=== The exercise ===
Copy out exactly the lines spanning the line with "Reproduce this chart with Altair." to the line with "sal_all = [sal_1, sal_2, sal_3, sal_4, sal_5, sal_6]", inclusive, from the data underneath, with no pictures.

=== Records supplied ===
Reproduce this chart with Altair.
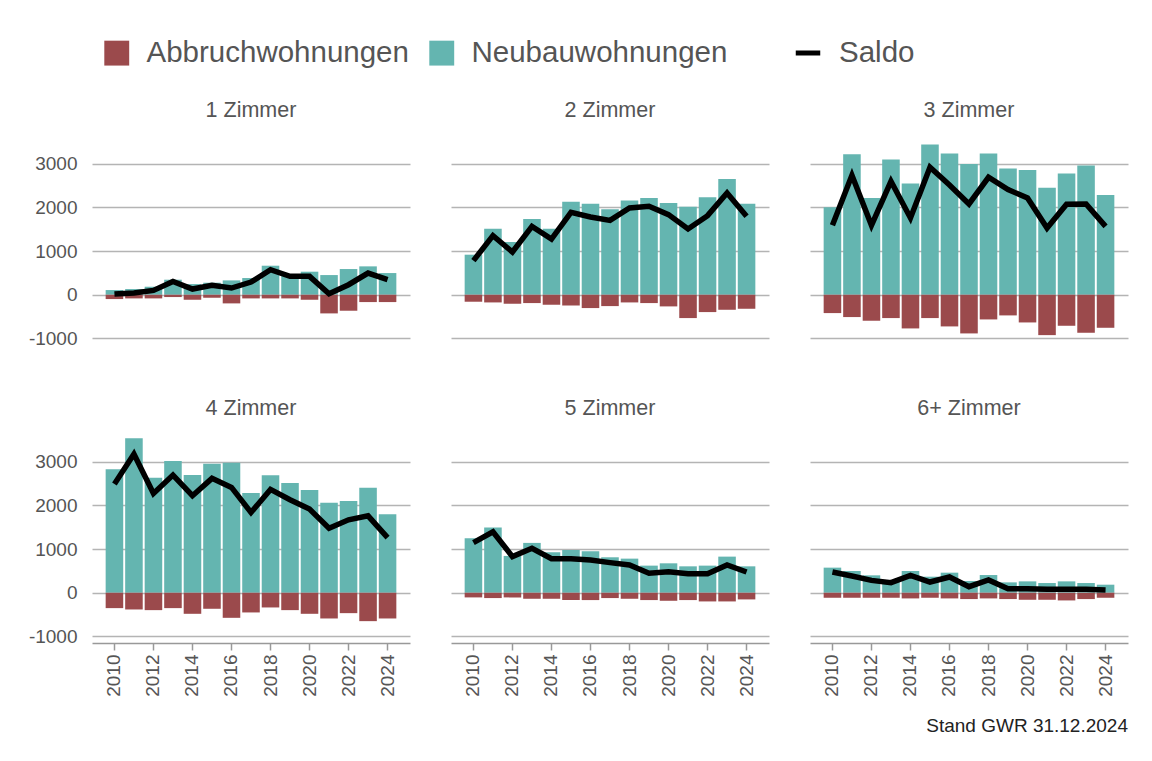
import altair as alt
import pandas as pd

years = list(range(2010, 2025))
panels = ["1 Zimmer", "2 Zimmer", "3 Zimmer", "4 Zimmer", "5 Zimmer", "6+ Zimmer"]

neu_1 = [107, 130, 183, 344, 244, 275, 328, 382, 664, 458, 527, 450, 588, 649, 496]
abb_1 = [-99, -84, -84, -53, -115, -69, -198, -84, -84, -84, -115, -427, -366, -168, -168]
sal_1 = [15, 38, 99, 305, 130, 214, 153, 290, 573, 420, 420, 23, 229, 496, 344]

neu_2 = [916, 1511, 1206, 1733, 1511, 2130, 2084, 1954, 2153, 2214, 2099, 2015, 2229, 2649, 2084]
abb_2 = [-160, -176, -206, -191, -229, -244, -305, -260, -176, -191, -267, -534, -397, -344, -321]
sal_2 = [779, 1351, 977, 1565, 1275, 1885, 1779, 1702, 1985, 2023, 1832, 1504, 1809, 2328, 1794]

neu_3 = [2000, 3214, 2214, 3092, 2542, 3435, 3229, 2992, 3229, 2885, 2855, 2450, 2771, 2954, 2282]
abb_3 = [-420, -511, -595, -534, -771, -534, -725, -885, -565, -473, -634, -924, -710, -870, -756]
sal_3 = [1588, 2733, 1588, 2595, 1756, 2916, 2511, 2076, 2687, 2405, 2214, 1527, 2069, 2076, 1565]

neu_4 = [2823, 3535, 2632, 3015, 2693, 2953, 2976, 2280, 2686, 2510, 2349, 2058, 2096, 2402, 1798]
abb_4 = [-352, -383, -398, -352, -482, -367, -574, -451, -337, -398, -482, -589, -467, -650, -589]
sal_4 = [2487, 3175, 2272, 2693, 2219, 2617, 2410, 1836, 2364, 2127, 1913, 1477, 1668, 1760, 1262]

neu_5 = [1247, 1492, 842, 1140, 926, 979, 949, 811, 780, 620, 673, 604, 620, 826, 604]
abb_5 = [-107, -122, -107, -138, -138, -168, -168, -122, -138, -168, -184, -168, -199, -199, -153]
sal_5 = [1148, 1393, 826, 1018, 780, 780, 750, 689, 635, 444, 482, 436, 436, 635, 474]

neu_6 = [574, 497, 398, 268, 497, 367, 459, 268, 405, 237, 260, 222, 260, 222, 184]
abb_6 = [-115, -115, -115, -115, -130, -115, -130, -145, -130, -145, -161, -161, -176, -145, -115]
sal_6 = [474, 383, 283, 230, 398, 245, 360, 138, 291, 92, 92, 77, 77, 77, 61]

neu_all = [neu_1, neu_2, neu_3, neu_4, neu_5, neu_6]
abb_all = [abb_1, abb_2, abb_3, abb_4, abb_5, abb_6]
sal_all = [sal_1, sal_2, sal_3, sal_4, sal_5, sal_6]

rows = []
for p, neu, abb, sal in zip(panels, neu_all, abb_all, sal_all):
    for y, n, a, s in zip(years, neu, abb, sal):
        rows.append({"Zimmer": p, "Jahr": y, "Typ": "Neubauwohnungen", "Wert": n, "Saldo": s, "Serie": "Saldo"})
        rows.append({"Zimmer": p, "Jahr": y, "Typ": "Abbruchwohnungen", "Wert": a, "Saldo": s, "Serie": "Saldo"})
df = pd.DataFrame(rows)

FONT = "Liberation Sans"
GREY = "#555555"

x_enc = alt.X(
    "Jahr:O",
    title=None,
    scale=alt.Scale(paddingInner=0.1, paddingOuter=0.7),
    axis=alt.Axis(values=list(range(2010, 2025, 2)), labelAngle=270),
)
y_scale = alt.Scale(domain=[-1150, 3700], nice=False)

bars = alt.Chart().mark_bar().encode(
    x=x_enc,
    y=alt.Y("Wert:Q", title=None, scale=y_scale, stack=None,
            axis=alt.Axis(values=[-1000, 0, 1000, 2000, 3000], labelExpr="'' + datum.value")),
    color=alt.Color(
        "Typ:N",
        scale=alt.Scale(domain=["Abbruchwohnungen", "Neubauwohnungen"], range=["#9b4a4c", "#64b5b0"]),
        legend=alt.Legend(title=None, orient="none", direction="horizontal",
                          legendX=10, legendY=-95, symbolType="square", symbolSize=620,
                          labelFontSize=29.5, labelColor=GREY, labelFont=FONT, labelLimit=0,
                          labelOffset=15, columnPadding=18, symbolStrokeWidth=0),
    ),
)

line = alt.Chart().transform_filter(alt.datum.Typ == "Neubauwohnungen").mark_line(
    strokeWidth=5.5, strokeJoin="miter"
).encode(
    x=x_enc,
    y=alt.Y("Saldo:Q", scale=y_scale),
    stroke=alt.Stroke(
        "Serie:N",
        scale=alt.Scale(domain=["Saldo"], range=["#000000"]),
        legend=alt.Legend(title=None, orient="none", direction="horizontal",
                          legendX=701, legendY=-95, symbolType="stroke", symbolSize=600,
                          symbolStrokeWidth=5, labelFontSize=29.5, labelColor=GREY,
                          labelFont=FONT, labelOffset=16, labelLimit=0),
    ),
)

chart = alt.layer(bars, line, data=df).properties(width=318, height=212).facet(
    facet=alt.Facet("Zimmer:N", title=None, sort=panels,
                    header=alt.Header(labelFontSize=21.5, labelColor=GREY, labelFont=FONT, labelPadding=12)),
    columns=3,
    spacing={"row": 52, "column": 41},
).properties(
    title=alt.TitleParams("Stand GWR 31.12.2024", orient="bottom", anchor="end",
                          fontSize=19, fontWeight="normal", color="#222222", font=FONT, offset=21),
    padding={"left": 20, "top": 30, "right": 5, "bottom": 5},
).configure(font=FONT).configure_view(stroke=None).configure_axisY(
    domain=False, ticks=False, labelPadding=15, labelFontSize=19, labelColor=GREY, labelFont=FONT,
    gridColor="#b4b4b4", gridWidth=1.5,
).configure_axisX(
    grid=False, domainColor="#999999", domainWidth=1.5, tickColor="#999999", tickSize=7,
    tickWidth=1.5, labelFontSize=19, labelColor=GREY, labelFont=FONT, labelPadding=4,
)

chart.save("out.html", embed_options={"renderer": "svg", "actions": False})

* * *

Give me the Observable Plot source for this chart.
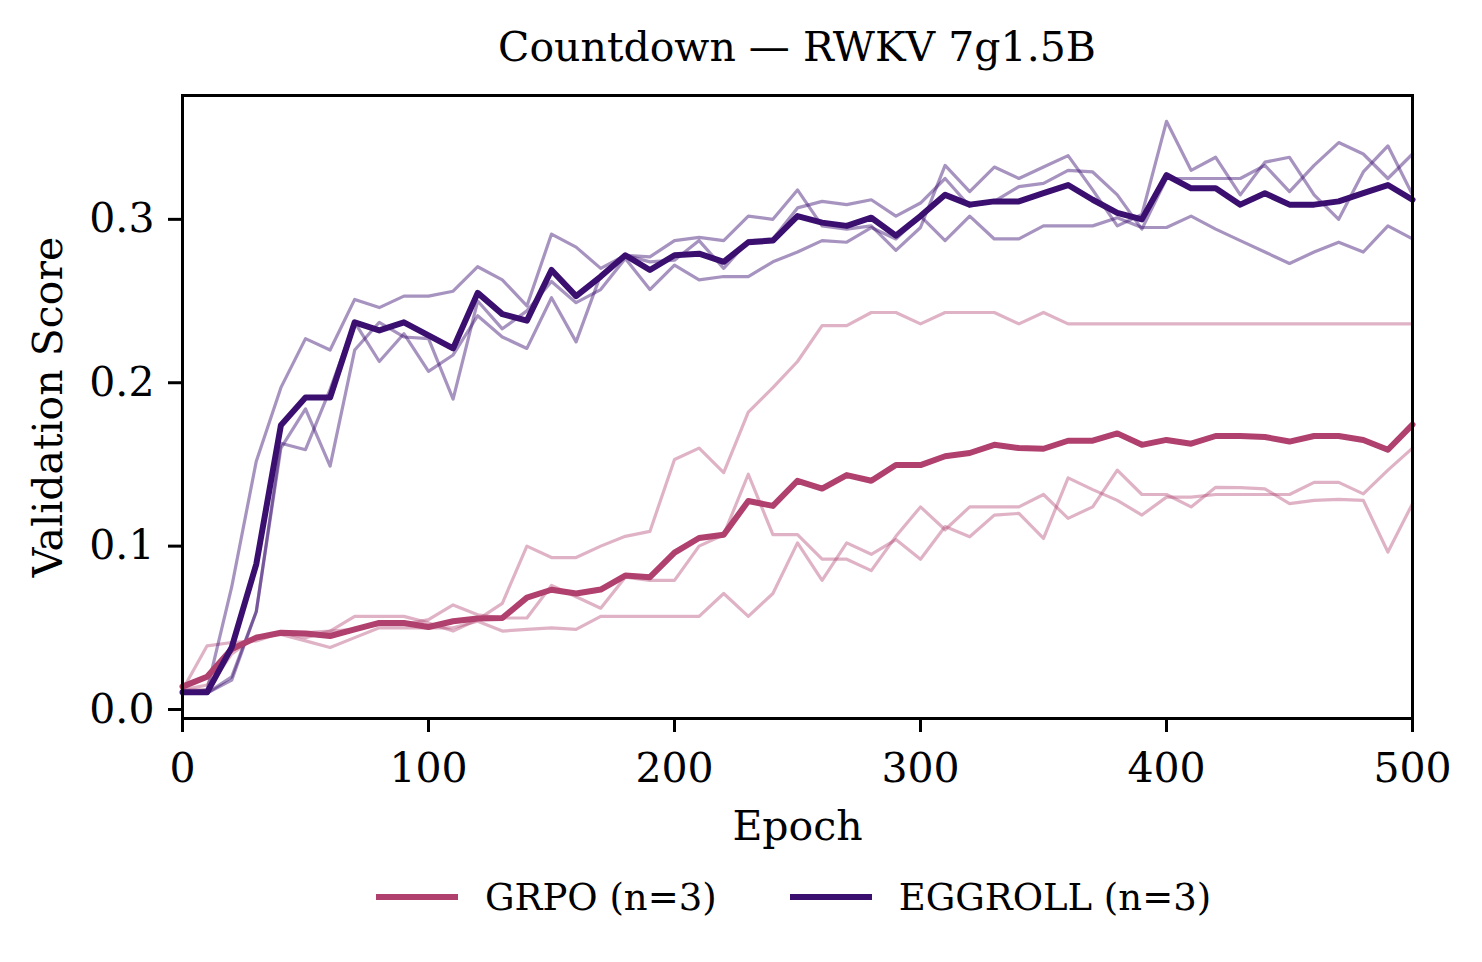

=== Completed task ===
Reproduce this chart with Altair.
import altair as alt
import pandas as pd

years = list(range(2010, 2025))
panels = ["1 Zimmer", "2 Zimmer", "3 Zimmer", "4 Zimmer", "5 Zimmer", "6+ Zimmer"]

neu_1 = [107, 130, 183, 344, 244, 275, 328, 382, 664, 458, 527, 450, 588, 649, 496]
abb_1 = [-99, -84, -84, -53, -115, -69, -198, -84, -84, -84, -115, -427, -366, -168, -168]
sal_1 = [15, 38, 99, 305, 130, 214, 153, 290, 573, 420, 420, 23, 229, 496, 344]

neu_2 = [916, 1511, 1206, 1733, 1511, 2130, 2084, 1954, 2153, 2214, 2099, 2015, 2229, 2649, 2084]
abb_2 = [-160, -176, -206, -191, -229, -244, -305, -260, -176, -191, -267, -534, -397, -344, -321]
sal_2 = [779, 1351, 977, 1565, 1275, 1885, 1779, 1702, 1985, 2023, 1832, 1504, 1809, 2328, 1794]

neu_3 = [2000, 3214, 2214, 3092, 2542, 3435, 3229, 2992, 3229, 2885, 2855, 2450, 2771, 2954, 2282]
abb_3 = [-420, -511, -595, -534, -771, -534, -725, -885, -565, -473, -634, -924, -710, -870, -756]
sal_3 = [1588, 2733, 1588, 2595, 1756, 2916, 2511, 2076, 2687, 2405, 2214, 1527, 2069, 2076, 1565]

neu_4 = [2823, 3535, 2632, 3015, 2693, 2953, 2976, 2280, 2686, 2510, 2349, 2058, 2096, 2402, 1798]
abb_4 = [-352, -383, -398, -352, -482, -367, -574, -451, -337, -398, -482, -589, -467, -650, -589]
sal_4 = [2487, 3175, 2272, 2693, 2219, 2617, 2410, 1836, 2364, 2127, 1913, 1477, 1668, 1760, 1262]

neu_5 = [1247, 1492, 842, 1140, 926, 979, 949, 811, 780, 620, 673, 604, 620, 826, 604]
abb_5 = [-107, -122, -107, -138, -138, -168, -168, -122, -138, -168, -184, -168, -199, -199, -153]
sal_5 = [1148, 1393, 826, 1018, 780, 780, 750, 689, 635, 444, 482, 436, 436, 635, 474]

neu_6 = [574, 497, 398, 268, 497, 367, 459, 268, 405, 237, 260, 222, 260, 222, 184]
abb_6 = [-115, -115, -115, -115, -130, -115, -130, -145, -130, -145, -161, -161, -176, -145, -115]
sal_6 = [474, 383, 283, 230, 398, 245, 360, 138, 291, 92, 92, 77, 77, 77, 61]

neu_all = [neu_1, neu_2, neu_3, neu_4, neu_5, neu_6]
abb_all = [abb_1, abb_2, abb_3, abb_4, abb_5, abb_6]
sal_all = [sal_1, sal_2, sal_3, sal_4, sal_5, sal_6]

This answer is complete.